I would do so, except that I already know the reaction such an email would solicit from my boss. He would say the same thing that he did when he opened my interviewing process:To: firstname.lastname@example.org Subject: My Funk From: Us Sir, We would like to request that our funk be made the P-funk. Otherwise our interplanetary funksmanship will certainly suffer. Also, sources report that we wants to get funked up. Please be furthermore advised that we would be quite upset if our funk were to be stepped on. Sincerely yours, Interplanetary Funkateers
*ear-splitting belch* That's what I say.And that's the kind of guy he is. At a meeting today he insisted that everybody scream "AFLAC" simultaneously in a duck-like voice before he would adjourn. Can somebody explain this to me ?
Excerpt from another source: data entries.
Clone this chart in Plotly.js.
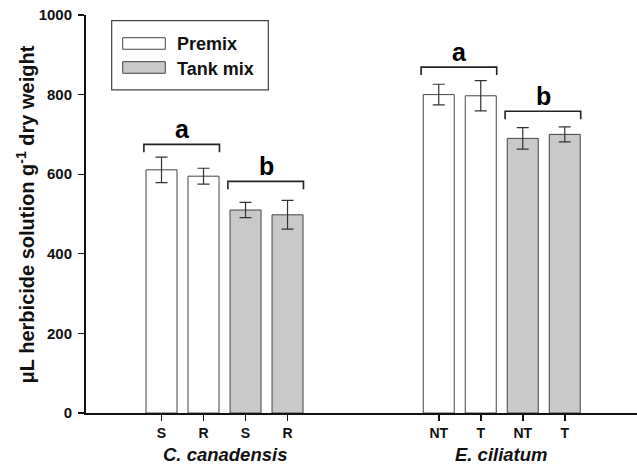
<!DOCTYPE html>
<html>
<head>
<meta charset="utf-8">
<script src="https://cdn.plot.ly/plotly-3.0.1.min.js"></script>
<style>html,body{margin:0;padding:0;background:#fff;}#chart{width:637px;height:472px;}</style>
</head>
<body>
<div id="chart"></div>
<script>
// ---- data ----
const species = ["C. canadensis", "E. ciliatum"];
const premixLabels = [["S", "R"], ["NT", "T"]];
const tankLabels = [["S", "R"], ["NT", "T"]];
const premixValues = [[611, 595], [800, 797]];
const premixErrors = [[32, 20], [26, 38]];
const tankValues = [[510, 498], [690, 700]];
const tankErrors = [[19, 36], [27, 19]];
const groupLetters = [["a", "b"], ["a", "b"]];
const bracketHeights = [[675, 582], [869, 758]];
const seriesNames = ["Premix", "Tank mix"];
const yTicks = [0, 200, 400, 600, 800, 1000];

// ---- layout helpers (positions) ----
const groupStart = [1, 7.6];
const barW = 0.738;
const FONT = "Liberation Sans, Arial, sans-serif";

const pX = [], pY = [], pE = [], tX = [], tY = [], tE = [], tickV = [], tickT = [];
species.forEach((s, g) => {
  const base = groupStart[g];
  premixValues[g].forEach((v, i) => {
    pX.push(base + i); pY.push(v); pE.push(premixErrors[g][i]);
    tickV.push(base + i); tickT.push(premixLabels[g][i]);
  });
  tankValues[g].forEach((v, i) => {
    tX.push(base + 2 + i); tY.push(v); tE.push(tankErrors[g][i]);
    tickV.push(base + 2 + i); tickT.push(tankLabels[g][i]);
  });
});

const traces = [
  {type: "bar", name: seriesNames[0], x: pX, y: pY, width: barW,
   marker: {color: "#ffffff", line: {color: "#444", width: 1}},
   error_y: {type: "data", array: pE, visible: true, color: "#333", thickness: 1.2, width: 6},
   showlegend: false, hoverinfo: "skip"},
  {type: "bar", name: seriesNames[1], x: tX, y: tY, width: barW,
   marker: {color: "#c9c9c9", line: {color: "#444", width: 1}},
   error_y: {type: "data", array: tE, visible: true, color: "#333", thickness: 1.2, width: 6},
   showlegend: false, hoverinfo: "skip"}
];

// brackets + letters
const annotations = [];
const dropDown = 20;
species.forEach((s, g) => {
  const base = groupStart[g];
  [0, 1].forEach(k => {
    const xl = base + 2 * k - 0.42, xr = base + 2 * k + 1 + 0.38;
    const h = bracketHeights[g][k];
    traces.push({type: "scatter", mode: "lines", x: [xl, xl, xr, xr], y: [h - dropDown, h, h, h - dropDown],
      line: {color: "#222", width: 1.6}, showlegend: false, hoverinfo: "skip"});
    annotations.push({x: base + 2 * k + 0.5, y: h, xref: "x", yref: "y", text: "<b>" + groupLetters[g][k] + "</b>",
      showarrow: false, yanchor: "bottom", xanchor: "center", yshift: -1, font: {family: FONT, size: 25, color: "#000"}});
  });
  annotations.push({x: base + 1.5, y: -0.1047, xref: "x", yref: "paper", text: "<b><i>" + s + "</i></b>",
    showarrow: false, yanchor: "middle", xanchor: "center", font: {family: FONT, size: 18.5, color: "#111"}});
});

// y title
annotations.push({x: -0.1107, y: 0.499, xref: "paper", yref: "paper", textangle: -90,
  text: "<b>μL herbicide solution g<sup>-1</sup> dry weight</b>", showarrow: false,
  xanchor: "center", yanchor: "middle", font: {family: FONT, size: 20, color: "#111"}});

// manual legend
const shapes = [
  {type: "rect", xref: "paper", yref: "paper", x0: 0.0466, x1: 0.3309, y0: 0.8117, y1: 0.9857,
   line: {color: "#444", width: 1.2}, fillcolor: "rgba(255,255,255,0)"},
  {type: "rect", xref: "paper", yref: "paper", x0: 0.0666, x1: 0.1439, y0: 0.9139, y1: 0.943,
   line: {color: "#444", width: 1}, fillcolor: "#ffffff"},
  {type: "rect", xref: "paper", yref: "paper", x0: 0.0666, x1: 0.1439, y0: 0.8536, y1: 0.8828,
   line: {color: "#444", width: 1}, fillcolor: "#c9c9c9"}
];
annotations.push({x: 0.1610, y: 0.9272, xref: "paper", yref: "paper", text: "<b>" + seriesNames[0] + "</b>",
  showarrow: false, xanchor: "left", yanchor: "middle", font: {family: FONT, size: 18, color: "#111"}});
annotations.push({x: 0.1610, y: 0.8637, xref: "paper", yref: "paper", text: "<b>" + seriesNames[1] + "</b>",
  showarrow: false, xanchor: "left", yanchor: "middle", font: {family: FONT, size: 18, color: "#111"}});

const layout = {
  width: 637, height: 472,
  margin: {l: 86, r: 0, t: 15, b: 58.7, pad: 0},
  paper_bgcolor: "#fff", plot_bgcolor: "#fff",
  barmode: "overlay",
  showlegend: false,
  font: {family: FONT, color: "#111"},
  xaxis: {range: [-0.798, 12.32], tickmode: "array", tickvals: tickV, ticktext: tickT.map(t => "<b>" + t + "</b>"),
    ticks: "outside", ticklen: 6, tickwidth: 1.6, tickcolor: "#111",
    showline: true, linecolor: "#111", linewidth: 2, showgrid: false, zeroline: false,
    tickfont: {family: FONT, size: 14, color: "#111"}, fixedrange: true},
  yaxis: {range: [0, 1000], tickmode: "array", tickvals: yTicks, ticktext: yTicks.map(t => "<b>" + t + "</b>"),
    ticks: "outside", ticklen: 6, tickwidth: 1.2, tickcolor: "#111",
    showline: true, linecolor: "#111", linewidth: 2, showgrid: false, zeroline: false,
    tickfont: {family: FONT, size: 15, color: "#111"}, ticklabelstandoff: 3, fixedrange: true},
  annotations: annotations,
  shapes: shapes
};

Plotly.newPlot("chart", traces, layout, {staticPlot: true, displayModeBar: false});
</script>
</body>
</html>
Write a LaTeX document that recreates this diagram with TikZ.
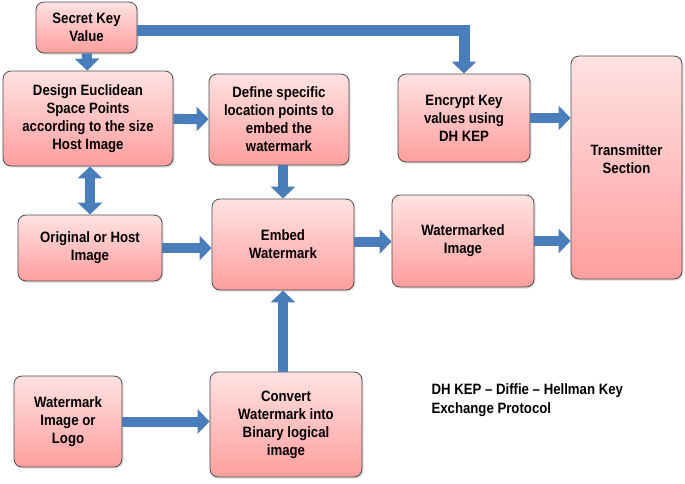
\documentclass[tikz,border=0pt]{standalone}
\usepackage{fontspec}
\setmainfont{Liberation Sans}[FakeStretch=0.88]
\usepackage{tikz}
\usetikzlibrary{arrows.meta,positioning,shadows,calc}
\definecolor{boxtop}{HTML}{FFE2E2}
\definecolor{boxbot}{HTML}{FF9E9E}
\definecolor{boxrule}{HTML}{4A4A4A}
\definecolor{arrowblue}{HTML}{4A7EBB}

\begin{document}
\begin{tikzpicture}[x=1pt,y=-1pt,
  blk/.style={draw=boxrule,thick,top color=boxtop,bottom color=boxbot,rounded corners=8pt,
              align=center,inner sep=2pt,
              font=\fontsize{15}{18}\selectfont\bfseries,
              drop shadow={opacity=0.25,shadow xshift=1.5pt,shadow yshift=-1.5pt}},
  note/.style={font=\fontsize{15}{19}\selectfont\bfseries,align=left,anchor=north west},
  arr/.style={-{Triangle[length=12pt,width=24pt]},line width=10pt,draw=arrowblue},
  darr/.style={{Triangle[length=12pt,width=24pt]}-{Triangle[length=12pt,width=24pt]},
               line width=10pt,draw=arrowblue}
]
\useasboundingbox (0,0) rectangle (685,483);
% blocks
\node[blk,minimum width=101pt,minimum height=51pt] (secret) at (86.5,27.5) {Secret Key\\Value};
\node[blk,minimum width=170pt,minimum height=95pt] (design) at (88,118.5)
     {Design Euclidean\\Space Points\\according to the size\\Host Image};
\node[blk,minimum width=140pt,minimum height=91pt] (define) at (279,119.5)
     {Define specific\\location points to\\embed the\\watermark};
\node[blk,minimum width=132pt,minimum height=88pt] (encrypt) at (464,118)
     {Encrypt Key\\values using\\DH KEP};
\node[blk,minimum width=111pt,minimum height=223pt] (trans) at (626.5,167.5)
     {Transmitter\\Section\\[-2pt]};
\node[blk,minimum width=144pt,minimum height=66pt] (host) at (90,248) {Original or Host\\Image};
\node[blk,minimum width=142pt,minimum height=91pt] (embed) at (283,244.5) {Embed\\Watermark};
\node[blk,minimum width=142pt,minimum height=92pt] (wmimg) at (463,241) {Watermarked\\Image};
\node[blk,minimum width=108pt,minimum height=91pt] (logo) at (68,421.5) {Watermark\\Image or\\Logo};
\node[blk,minimum width=152pt,minimum height=105pt] (convert) at (286,424.5)
     {Convert\\Watermark into\\Binary logical\\image};
\node[note] (legend) at (428,380) {DH KEP -- Diffie -- Hellman Key\\Exchange Protocol};
% connectors
\draw[arr] (secret) -- (design);
\draw[arr,line width=11pt] ([yshift=-3pt]secret.east) -| (encrypt.north);
\draw[darr] (design.south -| host.north) -- (host.north);
\draw[arr] (design) -- (define);
\draw[arr] (define.south -| embed.north) -- (embed.north);
\draw[arr] (host) -- (embed.west |- host);
\draw[arr] ([yshift=3pt]embed.east) -- ([yshift=3pt]embed.east -| wmimg.west);
\draw[arr] (encrypt) -- (encrypt -| trans.west);
\draw[arr] (wmimg) -- (wmimg -| trans.west);
\draw[arr] (convert.north -| embed.south) -- (embed.south);
\draw[arr] (logo.east) -- (logo.east -| convert.west);
\end{tikzpicture}
\end{document}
One big, big benefit of working at Microsoft now is the constant flow of luminaries we get traipsing through the Redmond campus ten minutes north. Tomorrow, Dr. Kary Mullis, the inventor of PCR (polymerase chain reaction, for which he won the 1993 Nobel Prize in chemistry) will be giving a lecture tomorrow on the topic of whatever happens to be on his mind. At the end of the month, Dr. Adi Shamir (the S in RSA) will be dropping by to talk about massive parallelism in optical cryptologic systems. It's even better than a season pass to be in the audience of VH-1's Storytellers.